Source code of charts:
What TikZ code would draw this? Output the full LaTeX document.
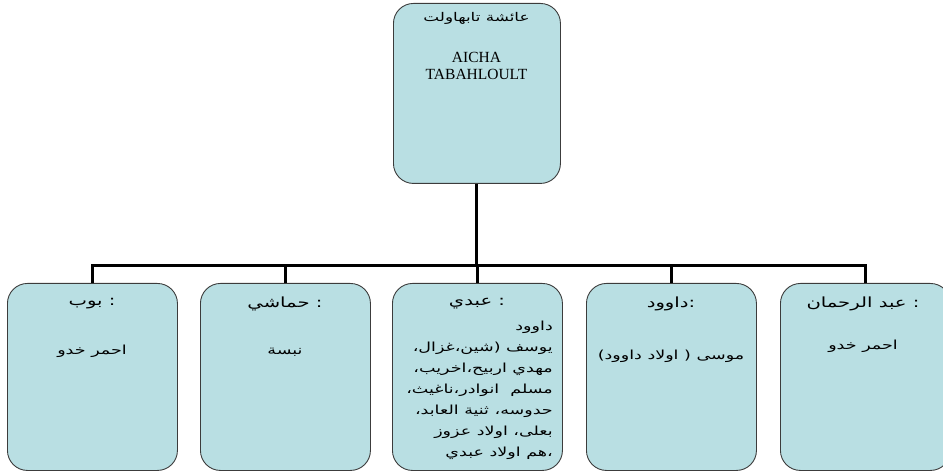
\documentclass[tikz,border=0pt]{standalone}
\usepackage{fontspec}
\setmainfont{Liberation Serif}
\newfontfamily\arabicfont[Script=Arabic,FakeStretch=1.4]{DejaVu Sans}
\TeXXeTstate=1
\definecolor{boxfill}{RGB}{185,223,227}
\definecolor{boxline}{RGB}{60,60,60}
% an Arabic run, set right to left
\newcommand{\rw}[1]{\beginR #1\endR}
\begin{document}
\begin{tikzpicture}[x=1pt,y=-1pt,
  box/.style={draw=boxline, fill=boxfill, rounded corners=20pt, line width=0.9pt,
    minimum width=170pt, minimum height=187pt, anchor=north west, inner sep=0pt},
  link/.style={line width=3pt},
  title/.style={font=\arabicfont\fontsize{12}{14}\selectfont, inner sep=0pt},
  head/.style={font=\arabicfont\fontsize{14}{16}\selectfont, inner sep=0pt},
  body/.style={font=\arabicfont\fontsize{12.5}{14}\selectfont, inner sep=0pt},
  latin/.style={font=\fontsize{15.5}{17}\selectfont, inner sep=0pt}]
\useasboundingbox (0,0) rectangle (943,473);
\clip (0,0) rectangle (943,473);

% top box
\node[box, minimum width=167pt, minimum height=180pt] (top) at (393,3) {};
\node[title] (toptitle) at (476.5,18) {\rw{عائشة تابهاولت}};
\node[latin] (topa) at (476.5,57) {AICHA};
\node[latin] (topb) at (476.5,74) {TABAHLOULT};

% bottom boxes
\node[box] (b1) at (7,283) {};
\node[box] (b2) at (200,283) {};
\node[box] (b3) at (392,283) {};
\node[box] (b4) at (586,283) {};
\node[box] (b5) at (780,283) {};

% connectors
\coordinate (hub) at (477,266);
\draw[link] (top.south) -- (top.south |- hub);
\draw[link] (b1.north) |- (b5.north |- hub) -- (b5.north);
\foreach \b in {b2,b3,b4} \draw[link] (\b.north) -- (\b.north |- hub);

% box 1
\node[head] (h1) at (92,304) {\rw{بوب} :};
\node[body] (t1) at (92,351) {\rw{احمر خدو}};
% box 2
\node[head] (h2) at (285,304) {\rw{حماشي} :};
\node[body] (t2) at (285,352) {\rw{نبسة}};
% box 3
\node[head] (h3) at (477,304) {\rw{عبدي} :};
\node[body, anchor=east] (l1) at (553,327) {\rw{داوود}};
\node[body, anchor=east] (l2) at (553,348) {\rw{يوسف (شين،غزال،}};
\node[body, anchor=east] (l3) at (553,369) {\rw{مهدي اربيح،اخريب،}};
\node[body, anchor=east] (l4) at (553,390) {\rw{مسلم\ \ انوادر،ناغيث،}};
\node[body, anchor=east] (l5) at (553,411) {\rw{حدوسه، ثنية العابد،}};
\node[body, anchor=east] (l6) at (553,432) {\rw{بعلى، اولاد عزوز}};
\node[body, anchor=east] (l7) at (553,453) {\rw{،هم اولاد عبدي}};
% box 4
\node[head] (h4) at (671,304) {\rw{داوود}:};
\node[body] (t4) at (671,356) {\rw{موسى ( اولاد داوود)}};
% box 5
\node[head] (h5) at (863,304) {\rw{عبد الرحمان} :};
\node[body] (t5) at (863,346) {\rw{احمر خدو}};
\end{tikzpicture}
\end{document}
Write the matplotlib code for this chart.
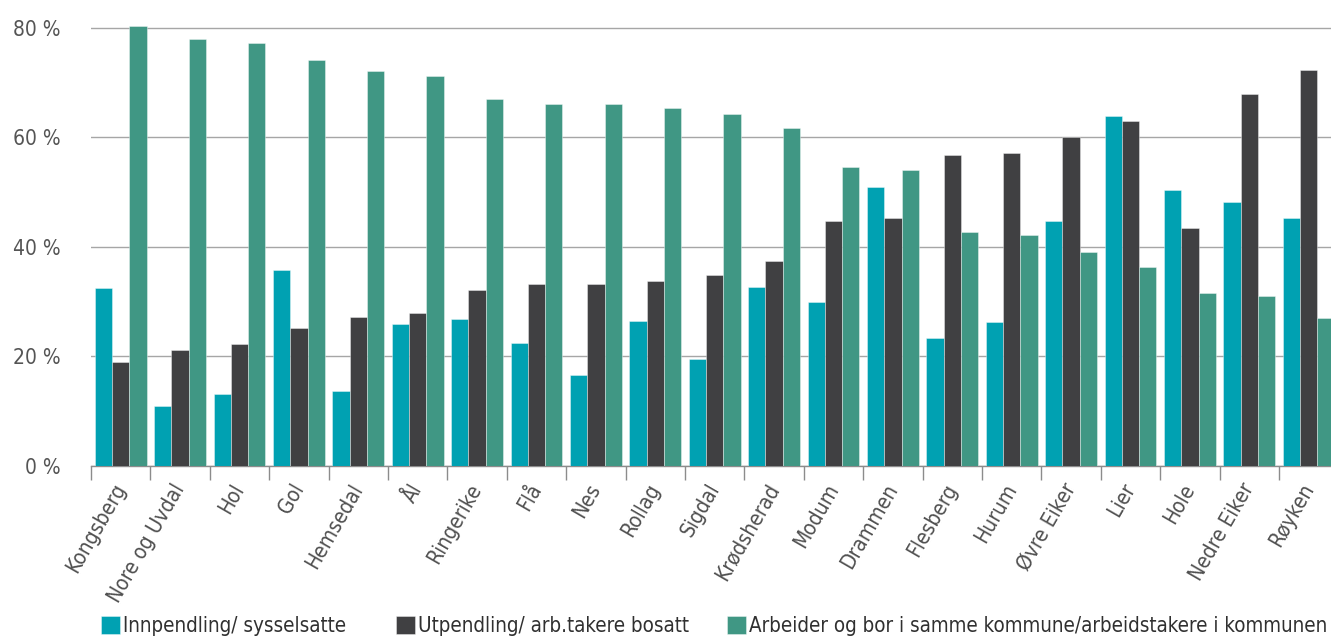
import matplotlib.pyplot as plt
from matplotlib.ticker import FixedLocator
import numpy as np

plt.rcParams['font.family'] = ['DejaVu Sans']
plt.rcParams['font.stretch'] = 'condensed'

kommuner = ['Kongsberg', 'Nore og Uvdal', 'Hol', 'Gol', 'Hemsedal', 'Ål', 'Ringerike',
            'Flå', 'Nes', 'Rollag', 'Sigdal', 'Krødsherad', 'Modum', 'Drammen',
            'Flesberg', 'Hurum', 'Øvre Eiker', 'Lier', 'Hole', 'Nedre Eiker', 'Røyken']

innpendling = [32.4, 10.9, 13.1, 35.7, 13.7, 25.9, 26.7, 22.4, 16.5, 26.5, 19.5,
               32.6, 29.9, 50.8, 23.4, 26.3, 44.7, 63.8, 50.4, 48.2, 45.2]
utpendling = [18.9, 21.1, 22.2, 25.2, 27.2, 27.8, 32.1, 33.2, 33.2, 33.8, 34.9,
              37.3, 44.7, 45.2, 56.7, 57.1, 60.1, 62.9, 43.4, 67.9, 72.3]
samme_kommune = [80.3, 78.0, 77.1, 74.0, 72.1, 71.2, 66.9, 66.0, 66.0, 65.4, 64.3,
                 61.7, 54.5, 54.0, 42.6, 42.1, 39.1, 36.3, 31.5, 31.0, 26.9]

serier = ['Innpendling/ sysselsatte', 'Utpendling/ arb.takere bosatt',
          'Arbeider og bor i samme kommune/arbeidstakere i kommunen']
farger = ['#00a1b2', '#404042', '#409784']

fig = plt.figure(figsize=(13.31, 6.37), dpi=100)
ax = fig.add_axes([91 / 1331, 171.3 / 637, 1247.4 / 1331, 465.5 / 637])

x = np.arange(len(kommuner))
w = 0.29
bars = []
for i, (verdier, farge) in enumerate(zip([innpendling, utpendling, samme_kommune], farger)):
    b = ax.bar(x + (i - 1) * w, verdier, width=w, color=farge,
               edgecolor=(1, 1, 1, 0.45), linewidth=0.6, zorder=3)
    bars.append(b)

ax.set_xlim(-0.5, len(kommuner) - 0.5)
ax.set_ylim(0, 85)
ax.set_yticks([0, 20, 40, 60, 80])
ax.set_yticklabels([f'{v} %' for v in [0, 20, 40, 60, 80]])
ax.yaxis.grid(True, color='#a6a6a6', linewidth=1.0, zorder=0)

ax.set_xticks(x)
ax.set_xticklabels(kommuner, rotation=60, ha='right', va='center', rotation_mode='anchor')
ax.xaxis.set_minor_locator(FixedLocator(np.arange(-0.5, len(kommuner), 1)))
ax.tick_params(axis='x', which='major', length=0, pad=14, labelsize=15, labelcolor='#505050')
ax.tick_params(axis='x', which='minor', length=10, width=1.0, color='#8c8c8c')
ax.tick_params(axis='y', length=0, pad=22, labelsize=15, labelcolor='#555555')

for side in ['top', 'right', 'left']:
    ax.spines[side].set_visible(False)
ax.spines['bottom'].set_color('#8c8c8c')
ax.spines['bottom'].set_linewidth(1.0)

# one legend per series so each entry sits at its own x position
for b, navn, x0 in zip(bars, serier, [101, 396, 727]):
    fig.legend([b], [navn], loc='lower left', bbox_to_anchor=(x0 / 1331, 0.002),
               frameon=False, fontsize=14.8, handlelength=0.9, handleheight=0.95,
               handletextpad=0.15, borderpad=0, borderaxespad=0, labelcolor='#303030')

fig.savefig('out.png', dpi=100)
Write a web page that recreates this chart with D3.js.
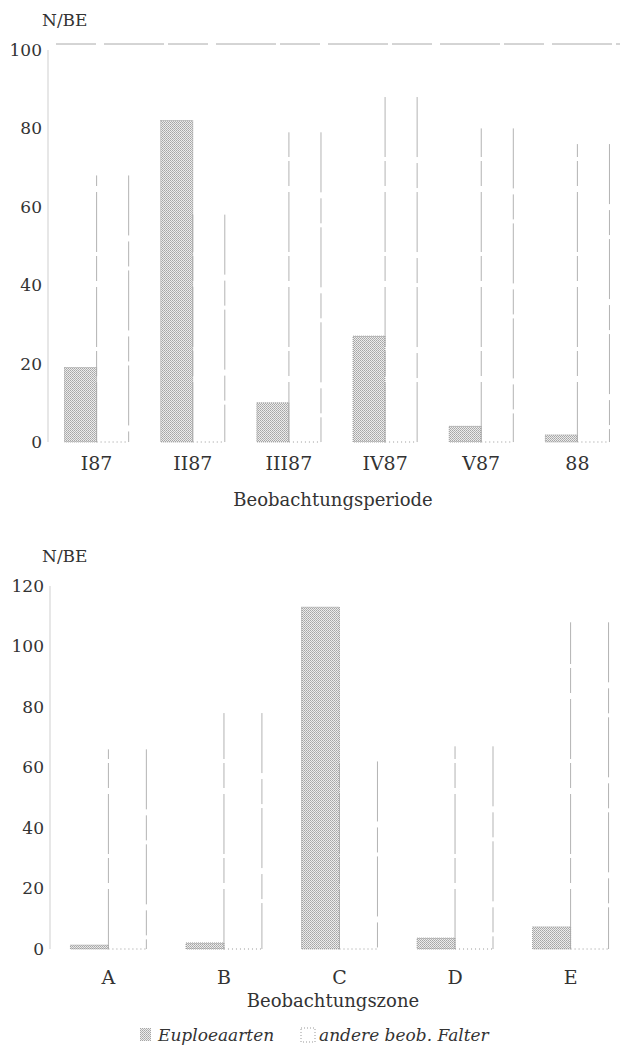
<!DOCTYPE html>
<html>
<head>
<meta charset="utf-8">
<script src="https://cdn.jsdelivr.net/npm/d3@7"></script>
<style>
  body { margin: 0; background: #fff; }
</style>
</head>
<body>
<svg id="chart" width="623" height="1055"></svg>
<script>
// Beobachtungsperiode (upper panel)
const periods = ["I87", "II87", "III87", "IV87", "V87", "88"];
const euploeaPeriode = [19, 82, 10, 27, 4, 1.8];
const anderePeriode = [68, 58, 79, 88, 80, 76];
const periodTicks = [0, 20, 40, 60, 80, 100];

// Beobachtungszone (lower panel)
const zones = ["A", "B", "C", "D", "E"];
const euploeaZone = [1.3, 2, 113, 3.6, 7.3];
const andereZone = [66, 78, 62, 67, 108];
const zoneTicks = [0, 20, 40, 60, 80, 100, 120];

const seriesNames = ["Euploeaarten", "andere beob. Falter"];

const svg = d3.select("#chart")
  .attr("font-family", "'DejaVu Serif', serif");

// stippled fill like the printed screen
const defs = svg.append("defs");
const pat = defs.append("pattern")
  .attr("id", "stipple")
  .attr("width", 2).attr("height", 2)
  .attr("patternUnits", "userSpaceOnUse");
pat.append("rect").attr("width", 2).attr("height", 2).attr("fill", "#ececec");
pat.append("rect").attr("width", 1).attr("height", 1).attr("fill", "#a6a6a6");
pat.append("rect").attr("x", 1).attr("y", 1).attr("width", 1).attr("height", 1).attr("fill", "#b4b4b4");

// draw one panel
function panel(cfg) {
  const rows = cfg.cats.map((c, i) => ({cat: c, eup: cfg.eup[i], and: cfg.and[i]}));

  const x = d3.scaleBand()
    .domain(cfg.cats)
    .range(cfg.xRange)
    .paddingInner(cfg.padIn)
    .paddingOuter(cfg.padOut);
  const half = x.bandwidth() / 2;

  const y = d3.scaleLinear()
    .domain([0, cfg.max])
    .range(cfg.yRange);

  const g = svg.append("g").attr("fill", "#333");

  // faint axis line
  g.append("line")
    .attr("x1", cfg.axisX).attr("x2", cfg.axisX)
    .attr("y1", y(0)).attr("y2", y(cfg.max))
    .attr("stroke", "#cfcfcf").attr("stroke-width", 1);

  // tick labels
  g.selectAll(".tick")
    .data(cfg.ticks)
    .enter()
    .append("text")
    .attr("x", cfg.axisX - 6)
    .attr("y", d => y(d))
    .attr("dy", "0.35em")
    .attr("text-anchor", "end")
    .attr("font-size", 17)
    .text(d => d);

  g.append("text")
    .attr("x", 42).attr("y", cfg.yRange[1] - 24)
    .attr("font-size", 17)
    .text("N/BE");

  if (cfg.frame) {
    g.append("line")
      .attr("x1", cfg.axisX + 8).attr("x2", 620)
      .attr("y1", y(cfg.max) - 6).attr("y2", y(cfg.max) - 6)
      .attr("stroke", "#aaa")
      .attr("stroke-dasharray", "40,8,60,4");
  }

  // Euploea bars (stippled)
  g.selectAll(".eup")
    .data(rows)
    .enter()
    .append("rect")
    .attr("x", d => x(d.cat))
    .attr("y", d => y(d.eup))
    .attr("width", half)
    .attr("height", d => y(0) - y(d.eup))
    .attr("fill", "url(#stipple)")
    .attr("stroke", "#888")
    .attr("stroke-width", 0.8)
    .attr("stroke-dasharray", "1,1");

  // other butterflies: white bars, only faint sides survive in the print
  g.selectAll(".and-side")
    .data(rows)
    .enter()
    .append("path")
    .attr("d", d => {
      const x0 = x(d.cat) + half, x1 = x(d.cat) + 2 * half;
      return `M${x0},${y(0)}V${y(d.and)}M${x1},${y(d.and)}V${y(0)}`;
    })
    .attr("fill", "none")
    .attr("stroke", "#aaa")
    .attr("stroke-width", 0.9)
    .attr("stroke-dasharray", "60,6,25,4");

  g.selectAll(".and-base")
    .data(rows)
    .enter()
    .append("line")
    .attr("x1", d => x(d.cat) + half)
    .attr("x2", d => x(d.cat) + 2 * half)
    .attr("y1", y(0)).attr("y2", y(0))
    .attr("stroke", "#999")
    .attr("stroke-dasharray", "1,3");

  // category labels
  g.selectAll(".cat")
    .data(cfg.cats)
    .enter()
    .append("text")
    .attr("x", d => x(d) + half)
    .attr("y", y(0) + cfg.labelDy)
    .attr("text-anchor", "middle")
    .attr("font-size", 19)
    .text(d => d);

  g.append("text")
    .attr("x", 333).attr("y", y(0) + cfg.titleDy)
    .attr("text-anchor", "middle")
    .attr("font-size", 18)
    .text(cfg.title);
}

panel({
  cats: periods, eup: euploeaPeriode, and: anderePeriode, ticks: periodTicks,
  max: 100, xRange: [48, 626], padIn: 1 / 3, padOut: 0.172,
  yRange: [442, 50], axisX: 48, frame: true,
  labelDy: 28, titleDy: 64, title: "Beobachtungsperiode"
});

panel({
  cats: zones, eup: euploeaZone, and: andereZone, ticks: zoneTicks,
  max: 120, xRange: [50, 629], padIn: 0.343, padOut: 0.177,
  yRange: [949, 586], axisX: 50, frame: false,
  labelDy: 35, titleDy: 58, title: "Beobachtungszone"
});

// legend
const legend = svg.append("g").attr("transform", "translate(140,1028)").attr("fill", "#333");
legend.append("rect")
  .attr("width", 11).attr("height", 13)
  .attr("fill", "url(#stipple)");
legend.append("text")
  .attr("x", 18).attr("y", 13)
  .attr("font-size", 17).attr("font-style", "italic")
  .text(seriesNames[0]);
legend.append("rect")
  .attr("x", 161).attr("width", 14).attr("height", 14)
  .attr("fill", "#fff").attr("stroke", "#999")
  .attr("stroke-dasharray", "1,2");
legend.append("text")
  .attr("x", 179).attr("y", 13)
  .attr("font-size", 17).attr("font-style", "italic")
  .text(seriesNames[1]);
</script>
</body>
</html>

## YOUR OBJECTIVE:
Only the lines from the start of the records through the line containing "(topb) at (476.5,74)" should be repeated, word for word, with the pictures left out.

## TASK SOLUTION:
What TikZ code would draw this? Output the full LaTeX document.
\documentclass[tikz,border=0pt]{standalone}
\usepackage{fontspec}
\setmainfont{Liberation Serif}
\newfontfamily\arabicfont[Script=Arabic,FakeStretch=1.4]{DejaVu Sans}
\TeXXeTstate=1
\definecolor{boxfill}{RGB}{185,223,227}
\definecolor{boxline}{RGB}{60,60,60}
% an Arabic run, set right to left
\newcommand{\rw}[1]{\beginR #1\endR}
\begin{document}
\begin{tikzpicture}[x=1pt,y=-1pt,
  box/.style={draw=boxline, fill=boxfill, rounded corners=20pt, line width=0.9pt,
    minimum width=170pt, minimum height=187pt, anchor=north west, inner sep=0pt},
  link/.style={line width=3pt},
  title/.style={font=\arabicfont\fontsize{12}{14}\selectfont, inner sep=0pt},
  head/.style={font=\arabicfont\fontsize{14}{16}\selectfont, inner sep=0pt},
  body/.style={font=\arabicfont\fontsize{12.5}{14}\selectfont, inner sep=0pt},
  latin/.style={font=\fontsize{15.5}{17}\selectfont, inner sep=0pt}]
\useasboundingbox (0,0) rectangle (943,473);
\clip (0,0) rectangle (943,473);

% top box
\node[box, minimum width=167pt, minimum height=180pt] (top) at (393,3) {};
\node[title] (toptitle) at (476.5,18) {\rw{عائشة تابهاولت}};
\node[latin] (topa) at (476.5,57) {AICHA};
\node[latin] (topb) at (476.5,74) {TABAHLOULT};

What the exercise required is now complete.